Update (11:50 a.m. Thurs., Feb. 26): CT has posted our take on the controversy here.
CT is looking into the commotion over veteran editor George Kurian’s four-volume Encyclopedia of Christian Civilization being allegedly censored for being “too Christian.”
Kurian, the lead editor, has been remarkably pointed in his accusations, while the publisher Wiley-Blackwell has offered plausible yet incomplete defenses. All in all, highly unusual to see such a big academic project unravel at such a late stage in the game.
Inside Higher Ed has the best coverage here. You can find Kurian’s complaint posted here, and Wiley-Blackwell’s first defense here and second defense here. The gist:
1) Kurian says the encyclopedia was pulled because a small group of critics didn’t like the tone of his Christian language, feeling the reference needed to be more critical of Christianity and more positive towards Islam.
2) Wiley insists it pulled the volumes not out of anti-Christian bias but because editorial review procedures were bypassed without its knowledge.
3) Observers say it’s highly unusual for a publisher to pull such a major project so late in the game and wonder how Wiley-Blackwell bumbled its editorial process.
A number of UK papers and Catholic News Agency have covered the controversy, and contributors have discussed in the comments section of this blog. Terry Mattingly at Get Religion is annoyed no mainstream press is covering it.

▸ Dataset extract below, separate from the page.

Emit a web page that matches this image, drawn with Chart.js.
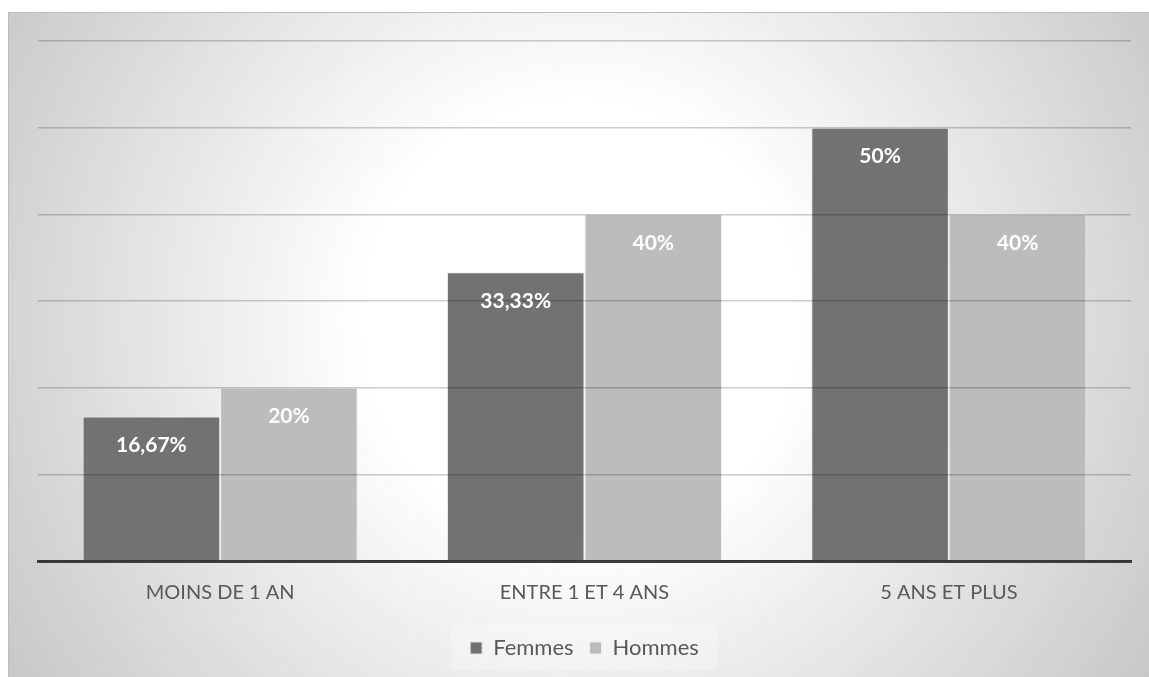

Much of this follows this National Review blog post done by Edward Feser, a contributor to the book. Feser follows up in this post where he presses Wiley to say whether Kurian is lying or not and Wiley in turn keeps dodging. Feser’s conclusion:
So where does all of this leave us? In three consecutive statements now – their first two public statements, and Susan Spilka’s emailed response to my questions – Wiley-Blackwell has failed directly to address any of Kurian’s specific allegations to the effect that the publisher and/or editorial board demanded that certain changes of content be made so that the Encyclopedia would be less pro-Christian, more friendly toward Islam, and so forth. … One might be tempted to dismiss all this as a case of “he said/they said.” But it seems fair to conclude that while Kurian’s claims have been clear, consistent, and specific, Wiley-Blackwell’s statements have seemed piecemeal, vague, incomplete, and bureaucratic.
CT has a reporter on the story and will let our readers know what we turn up.